**Problem to work on**
An exact copy of all the data is required, with pictures left out.

>>

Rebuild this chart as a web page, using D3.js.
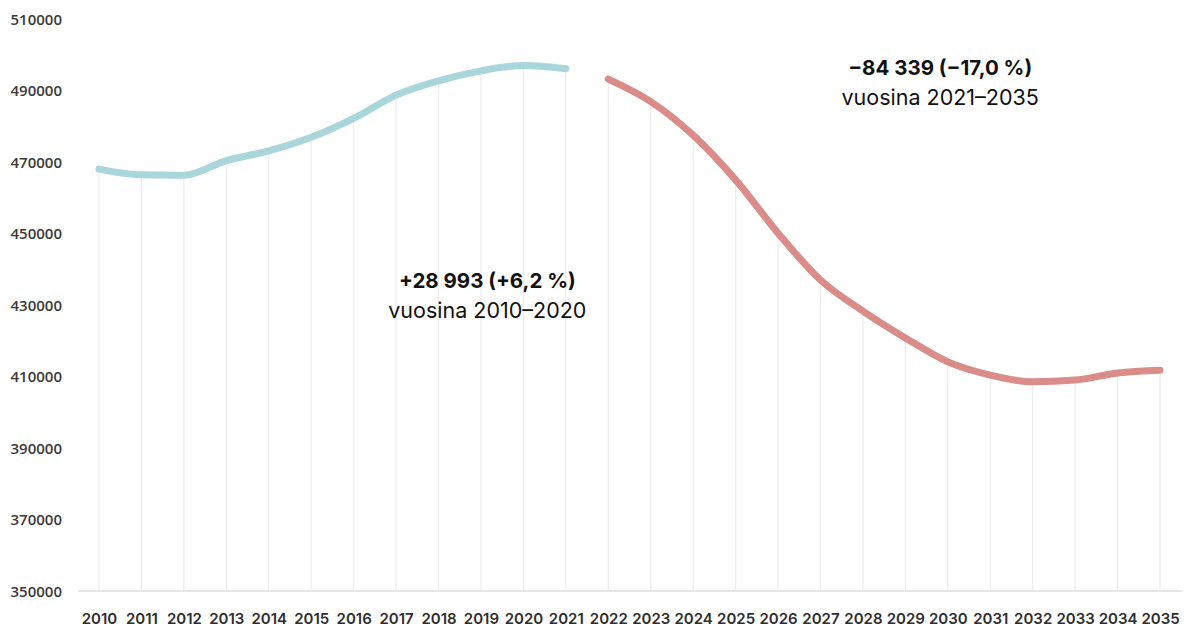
<!DOCTYPE html>
<html>
<head>
<meta charset="utf-8">
<script src="https://cdn.jsdelivr.net/npm/d3@7"></script>
<style>
  html, body { margin: 0; padding: 0; background: #fff; }
  svg { display: block; }
  .ytick text { font-family: "Open Sans", sans-serif; font-weight: 600; font-size: 15px; fill: #3a3a3a; }
  .xtick text { font-family: Inter, sans-serif; font-weight: 600; font-size: 15px; fill: #2e2e2e; }
  .ann-bold { font-family: Inter, "Noto Sans", sans-serif; font-weight: 700; font-size: 20.5px; fill: #111; }
  .ann-reg { font-family: Inter, "Noto Sans", sans-serif; font-weight: 400; font-size: 21.5px; fill: #111; }
</style>
</head>
<body>
<svg id="chart" width="1189" height="628"></svg>
<script>
// Population, observed years
const pastYears = [2010, 2011, 2012, 2013, 2014, 2015, 2016, 2017, 2018, 2019, 2020, 2021];
const pastValues = [468000, 466400, 466300, 470400, 473100, 476900, 482200, 488700, 492700, 495500, 496993, 496100];

// Population, projected years
const projYears = [2022, 2023, 2024, 2025, 2026, 2027, 2028, 2029, 2030, 2031, 2032, 2033, 2034, 2035];
const projValues = [493200, 486900, 477500, 465000, 450100, 437000, 428300, 420800, 414100, 410400, 408500, 409000, 411000, 411761];

const yTicks = [350000, 370000, 390000, 410000, 430000, 450000, 470000, 490000, 510000];
const allYears = pastYears.concat(projYears);

const annotations = [
  { bold: "+28 993 (+6,2 %)", text: "vuosina 2010–2020", year: 2019.15, value: 434800 },
  { bold: "−84 339 (−17,0 %)", text: "vuosina 2021–2035", year: 2029.82, value: 494300 }
];

const svg = d3.select("#chart");

const x = d3.scaleLinear().domain([2010, 2035]).range([99, 1160]);
const y = d3.scaleLinear().domain([350000, 510000]).range([591, 19]);

// Drop lines from each point down to the baseline
const points = pastYears.map((yr, i) => ({ yr, v: pastValues[i] }))
  .concat(projYears.map((yr, i) => ({ yr, v: projValues[i] })));

svg.append("g").selectAll("line")
  .data(points)
  .join("line")
  .attr("x1", d => x(d.yr)).attr("x2", d => x(d.yr))
  .attr("y1", d => y(d.v)).attr("y2", y(350000))
  .attr("stroke", "#ececec")
  .attr("stroke-width", 1.2);

// Baseline
svg.append("line")
  .attr("x1", 78).attr("x2", 1182)
  .attr("y1", y(350000)).attr("y2", y(350000))
  .attr("stroke", "#dedede")
  .attr("stroke-width", 1.5);

// Y axis labels
const yAxis = d3.axisLeft(y).tickValues(yTicks).tickSize(0).tickPadding(0).tickFormat(d3.format("d"));
const yg = svg.append("g").attr("class", "ytick").attr("transform", "translate(62,0)").call(yAxis);
yg.select(".domain").remove();
yg.selectAll("text").attr("dy", "0.35em");

// X axis labels
const xAxis = d3.axisBottom(x).tickValues(allYears).tickSize(0).tickPadding(0).tickFormat(d3.format("d"));
const xg = svg.append("g").attr("class", "xtick").attr("transform", "translate(0,610)").call(xAxis);
xg.select(".domain").remove();
xg.selectAll("text").attr("dy", "0.9em");

// Series lines
const line = d3.line().x(d => x(d.yr)).y(d => y(d.v)).curve(d3.curveMonotoneX);

svg.append("path")
  .datum(pastYears.map((yr, i) => ({ yr, v: pastValues[i] })))
  .attr("d", line)
  .attr("fill", "none")
  .attr("stroke", "#a9d6da")
  .attr("stroke-width", 7)
  .attr("stroke-linecap", "round")
  .attr("stroke-linejoin", "round");

svg.append("path")
  .datum(projYears.map((yr, i) => ({ yr, v: projValues[i] })))
  .attr("d", line)
  .attr("fill", "none")
  .attr("stroke", "#da8c88")
  .attr("stroke-width", 7)
  .attr("stroke-linecap", "round")
  .attr("stroke-linejoin", "round");

// Change annotations
const ann = svg.append("g").selectAll("g")
  .data(annotations)
  .join("g")
  .attr("transform", d => `translate(${x(d.year)},${y(d.value)})`);

ann.append("text").attr("class", "ann-bold").attr("text-anchor", "middle").attr("y", 0).text(d => d.bold);
ann.append("text").attr("class", "ann-reg").attr("text-anchor", "middle").attr("y", 30).text(d => d.text);
</script>
</body>
</html>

<<

**Response below**
Rebuild this chart as a web page, using D3.js.
<!DOCTYPE html>
<html>
<head>
<meta charset="utf-8">
<script src="https://cdn.jsdelivr.net/npm/d3@7"></script>
<style>
  html, body { margin: 0; padding: 0; background: #fff; }
  svg { display: block; }
  .ytick text { font-family: "Open Sans", sans-serif; font-weight: 600; font-size: 15px; fill: #3a3a3a; }
  .xtick text { font-family: Inter, sans-serif; font-weight: 600; font-size: 15px; fill: #2e2e2e; }
  .ann-bold { font-family: Inter, "Noto Sans", sans-serif; font-weight: 700; font-size: 20.5px; fill: #111; }
  .ann-reg { font-family: Inter, "Noto Sans", sans-serif; font-weight: 400; font-size: 21.5px; fill: #111; }
</style>
</head>
<body>
<svg id="chart" width="1189" height="628"></svg>
<script>
// Population, observed years
const pastYears = [2010, 2011, 2012, 2013, 2014, 2015, 2016, 2017, 2018, 2019, 2020, 2021];
const pastValues = [468000, 466400, 466300, 470400, 473100, 476900, 482200, 488700, 492700, 495500, 496993, 496100];

// Population, projected years
const projYears = [2022, 2023, 2024, 2025, 2026, 2027, 2028, 2029, 2030, 2031, 2032, 2033, 2034, 2035];
const projValues = [493200, 486900, 477500, 465000, 450100, 437000, 428300, 420800, 414100, 410400, 408500, 409000, 411000, 411761];

const yTicks = [350000, 370000, 390000, 410000, 430000, 450000, 470000, 490000, 510000];
const allYears = pastYears.concat(projYears);

const annotations = [
  { bold: "+28 993 (+6,2 %)", text: "vuosina 2010–2020", year: 2019.15, value: 434800 },
  { bold: "−84 339 (−17,0 %)", text: "vuosina 2021–2035", year: 2029.82, value: 494300 }
];

const svg = d3.select("#chart");

const x = d3.scaleLinear().domain([2010, 2035]).range([99, 1160]);
const y = d3.scaleLinear().domain([350000, 510000]).range([591, 19]);

// Drop lines from each point down to the baseline
const points = pastYears.map((yr, i) => ({ yr, v: pastValues[i] }))
  .concat(projYears.map((yr, i) => ({ yr, v: projValues[i] })));

svg.append("g").selectAll("line")
  .data(points)
  .join("line")
  .attr("x1", d => x(d.yr)).attr("x2", d => x(d.yr))
  .attr("y1", d => y(d.v)).attr("y2", y(350000))
  .attr("stroke", "#ececec")
  .attr("stroke-width", 1.2);

// Baseline
svg.append("line")
  .attr("x1", 78).attr("x2", 1182)
  .attr("y1", y(350000)).attr("y2", y(350000))
  .attr("stroke", "#dedede")
  .attr("stroke-width", 1.5);

// Y axis labels
const yAxis = d3.axisLeft(y).tickValues(yTicks).tickSize(0).tickPadding(0).tickFormat(d3.format("d"));
const yg = svg.append("g").attr("class", "ytick").attr("transform", "translate(62,0)").call(yAxis);
yg.select(".domain").remove();
yg.selectAll("text").attr("dy", "0.35em");

// X axis labels
const xAxis = d3.axisBottom(x).tickValues(allYears).tickSize(0).tickPadding(0).tickFormat(d3.format("d"));
const xg = svg.append("g").attr("class", "xtick").attr("transform", "translate(0,610)").call(xAxis);
xg.select(".domain").remove();
xg.selectAll("text").attr("dy", "0.9em");

// Series lines
const line = d3.line().x(d => x(d.yr)).y(d => y(d.v)).curve(d3.curveMonotoneX);

svg.append("path")
  .datum(pastYears.map((yr, i) => ({ yr, v: pastValues[i] })))
  .attr("d", line)
  .attr("fill", "none")
  .attr("stroke", "#a9d6da")
  .attr("stroke-width", 7)
  .attr("stroke-linecap", "round")
  .attr("stroke-linejoin", "round");

svg.append("path")
  .datum(projYears.map((yr, i) => ({ yr, v: projValues[i] })))
  .attr("d", line)
  .attr("fill", "none")
  .attr("stroke", "#da8c88")
  .attr("stroke-width", 7)
  .attr("stroke-linecap", "round")
  .attr("stroke-linejoin", "round");

// Change annotations
const ann = svg.append("g").selectAll("g")
  .data(annotations)
  .join("g")
  .attr("transform", d => `translate(${x(d.year)},${y(d.value)})`);

ann.append("text").attr("class", "ann-bold").attr("text-anchor", "middle").attr("y", 0).text(d => d.bold);
ann.append("text").attr("class", "ann-reg").attr("text-anchor", "middle").attr("y", 30).text(d => d.text);
</script>
</body>
</html>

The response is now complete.